For a small business, that behavioral responsiveness is what makes automation feel like extra staff rather than just a bigger mailing list. The system effectively pays attention to every lead at once, which is something no small team can do manually.

What tools make small-business marketing automation work?

Many small businesses already own marketing tools they barely use, and the bigger problem is that those tools do not talk to the CRM, the website, and the spreadsheet where the real data lives. This is where workflow tooling like n8n earns its place — it connects the tools you already pay for so a single event can trigger actions across all of them.

We connect your forms, CRM, email platform, and other systems through their APIs, so a new lead is captured, tagged, routed, and followed up with automatically — the same integration approach we describe in our guide to automating lead capture and follow-up. Where a quick win lives inside Google Workspace, Google Apps Script can handle it without extra tooling.

The right stack depends on what you already use and where your contacts live. The goal is always to connect your existing tools rather than force you onto an expensive all-in-one platform you will not fully use. See our automation solutions for the building blocks we combine.

How much does marketing automation actually save?

Consider a small business that captures 100 leads a month, where each lead ideally gets an instant reply, a three-email nurture sequence, and a follow-up nudge if they go quiet. Done by hand, that is hours of repetitive sending and remembering every week — and in practice, much of it simply does not happen, so leads go cold. Automating it returns that time and, more importantly, recovers the revenue from leads that would otherwise have been forgotten.

The hidden cost is not just the hours; it is the deals lost to slow or missing follow-up. That is the same pattern we cover in the true cost of manual work. You can estimate your own numbers with our savings calculator.

For a small team, the cheapest salesperson you can hire is the follow-up you forgot to send.

How do you start without it feeling impersonal?

Start narrow and keep it human. Pick one sequence — a welcome series or a lead follow-up — write it in your own voice, and let automation handle only the timing and delivery. The personality stays yours; the system just makes sure it goes out every time.
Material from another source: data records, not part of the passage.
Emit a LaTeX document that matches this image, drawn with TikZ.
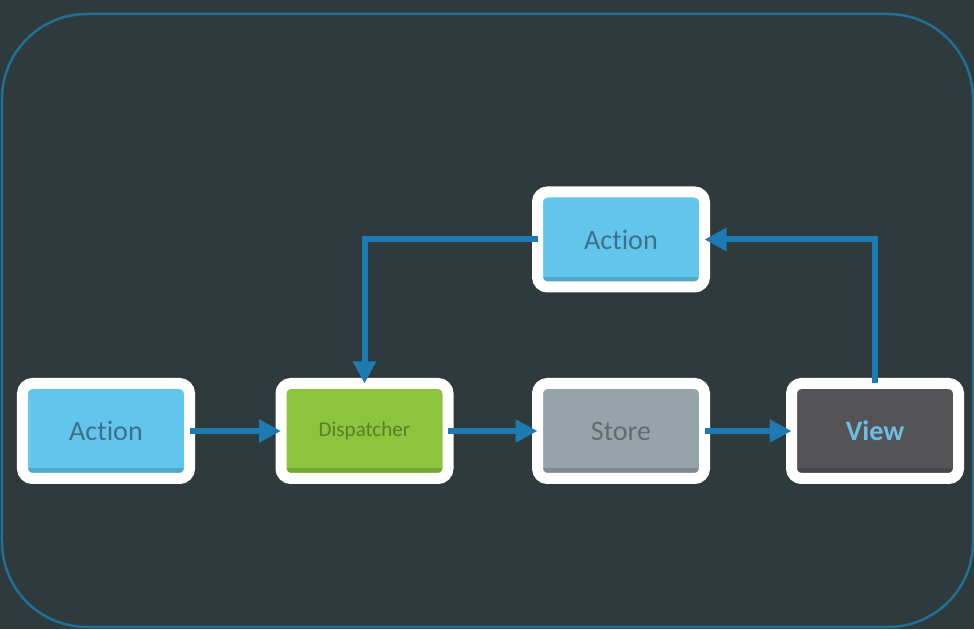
\documentclass[tikz,border=0pt]{standalone}
\usepackage{fontspec}
\setmainfont[Ligatures={NoCommon}]{Carlito}
\usetikzlibrary{arrows.meta}
\definecolor{slate}{RGB}{47,58,60}
\definecolor{frameblue}{RGB}{32,112,150}
\definecolor{arrowblue}{RGB}{30,122,178}
\definecolor{skyblue}{RGB}{98,198,236}
\definecolor{skytext}{RGB}{62,112,140}
\definecolor{limegreen}{RGB}{140,196,62}
\definecolor{limetext}{RGB}{88,128,40}
\definecolor{storegray}{RGB}{150,164,170}
\definecolor{storetext}{RGB}{98,108,112}
\definecolor{viewgray}{RGB}{84,84,86}
\definecolor{viewtext}{RGB}{110,190,228}

\tikzset{
  block/.style={draw=white, line width=0.22cm, rounded corners=0.2cm,
    minimum width=3.34cm, minimum height=1.9cm, inner sep=0pt, outer sep=0pt, fill=#1,
    path picture={\fill[#1!85!black, sharp corners] (path picture bounding box.south west)
      rectangle ([yshift=0.2cm]path picture bounding box.south east);},
    font=\fontsize{16}{18}\selectfont},
  flow/.style={draw=arrowblue, line width=0.12cm, -{Triangle[length=0.44cm,width=0.44cm]}}
}

\begin{document}
\begin{tikzpicture}
            \fill[slate] (0,0) rectangle (19.48,12.58);
            \useasboundingbox (0,0) rectangle (19.48,12.58);
            \draw[frameblue, line width=0.05cm, rounded corners=1.7cm] (0.04,0.04) rectangle (19.46,12.30);
            % boxes
            \node[block=skyblue,   text=skytext]   (action)     at ( 2.12, 3.96) {Action};
            \node[block=limegreen, text=limetext, font=\fontsize{12}{14}\selectfont] (dispatcher) at ( 7.29, 3.96) {Dispatcher};
            \node[block=storegray, text=storetext] (store)      at (12.42, 3.96) {Store};
            \node[block=viewgray,  text=viewtext, font=\fontsize{16}{18}\selectfont\bfseries] (view) at (17.50, 3.96) {View};
            \node[block=skyblue,   text=skytext]   (newaction)  at (12.42, 7.79) {Action};
            % flow
            \draw[flow] (action.east) -- (dispatcher.west);
            \draw[flow] (dispatcher.east) -- (store.west);
            \draw[flow] (store.east) -- (view.west);
            \draw[flow] (view.north) |- (newaction.east);
            \draw[flow] (newaction.west) -| (dispatcher.north);
        \end{tikzpicture}
\end{document}
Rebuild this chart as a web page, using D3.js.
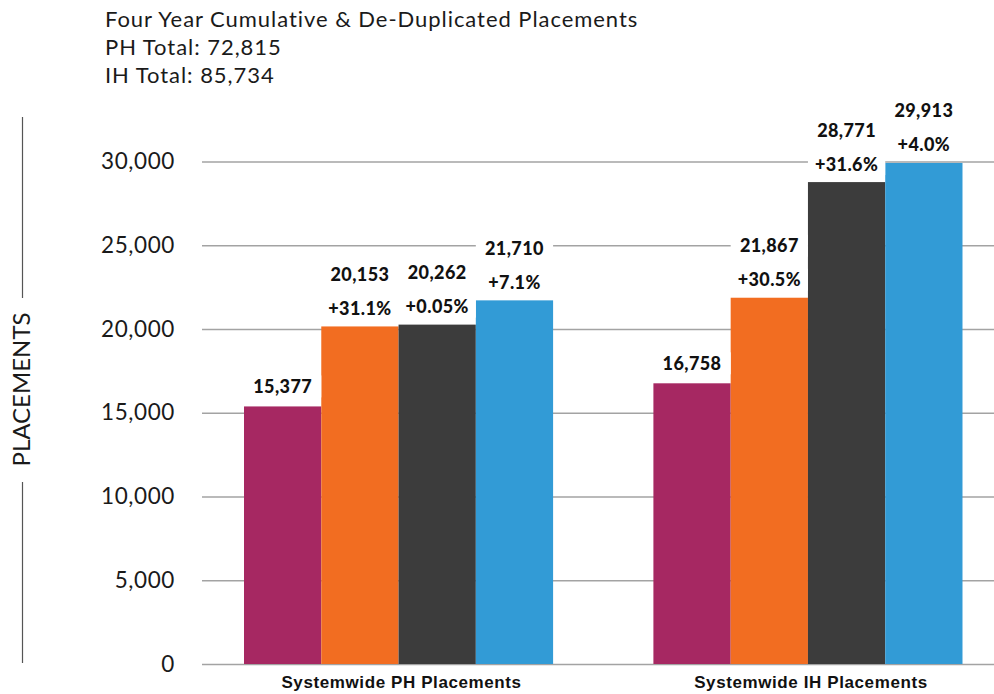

A short, genuine sequence that always sends beats an elaborate one that never gets built.

The risk small businesses worry about is sounding like a faceless brand. The fix is to automate the cadence, not the warmth: use the contact’s name, reference what they actually did, and always leave an easy path to reply to a real person. Done well, automated follow-up feels more attentive than manual follow-up, because nothing falls through.

  1. Pick one high-value sequence to automate first
  2. Write it in your own plain-English voice
  3. Connect your form, CRM, and email tool so it triggers automatically
  4. Test it end to end with a real contact before going live
  5. Review results monthly and expand to the next sequence

How do you measure whether it is working?

It is easy to chase vanity metrics like open rates, which feel good but say little about revenue. For a small business, the metrics that matter connect activity to outcomes — leads responded to, conversations started, and deals won.

The simplest honest test is a before-and-after comparison. How many leads got a same-day response last quarter versus this one? How many that would have gone quiet were re-engaged and came back? Those numbers are concrete, they tie directly to revenue, and they tell you whether the automation is earning its place or just adding activity that looks busy.

  • Speed to first response: how fast new leads hear back
  • Lead-to-conversation rate: how many leads turn into real interest
  • Sequence completion and reply rate, not just opens
  • Revenue from automated follow-up versus leads left to go cold

How does this fit a broader automation strategy?

Marketing automation rarely stays in marketing. The same clean contact data that powers your follow-up also feeds sales, reporting, and customer support. Many small teams find marketing is a natural entry point into wider efficiency gains, because the value shows up directly as recovered revenue.

A workflow that captures and routes a lead, for instance, is one short step from one that keeps your CRM in sync without manual data entry, which in turn feeds accurate reporting. Once the connections are in place, automation tends to reveal further opportunities across the business. If you are weighing where to begin, a short free consultation can map your lead flow to the highest-impact automation.

The bottom line

Marketing automation lets a small business deliver the consistent, responsive follow-up that usually takes more people — without losing its personal touch. Used well, it recovers leads that would otherwise go cold and frees your team for the work only they can do.

  • Automate the consistent follow-up you cannot do reliably by hand
  • Trigger actions on behavior, not just send blasts to a list
  • Connect the tools you already own rather than buying an all-in-one
  • Start with one sequence, measure revenue, then expand

Frequently asked questions

What is marketing automation for a small business?

It is software and workflows that handle repetitive marketing tasks — follow-up, nurture, segmentation, and lead routing — automatically based on what a contact does. For a small team, it ensures every lead gets a prompt, consistent response without anyone having to remember to send it.

Is marketing automation just sending automated emails?

No. Email is one channel; automation is the system that decides what to send, to whom, and when, based on individual behavior. A new lead, a quiet prospect, and a repeat customer each get a different action automatically, which is very different from blasting one message to a whole list.

Will automated marketing make my business feel impersonal?

Not if you automate the timing, not the warmth. Write sequences in your own voice, use the contact’s name and actions, and always offer an easy reply to a real person. Done well, automated follow-up feels more attentive than manual follow-up because nothing slips through.

Do I need expensive software for marketing automation?

No. Most small businesses already own tools they underuse. The bigger gap is that those tools do not talk to each other. We connect your existing forms, CRM, and email platform so they work together, rather than pushing you onto a costly all-in-one platform you will not fully use.

How quickly can a small business see results?

A focused sequence — a welcome series or lead follow-up — can go live within a couple of weeks and start recovering leads immediately. Because the value shows up as faster response and fewer cold leads, the impact is usually visible in the first month.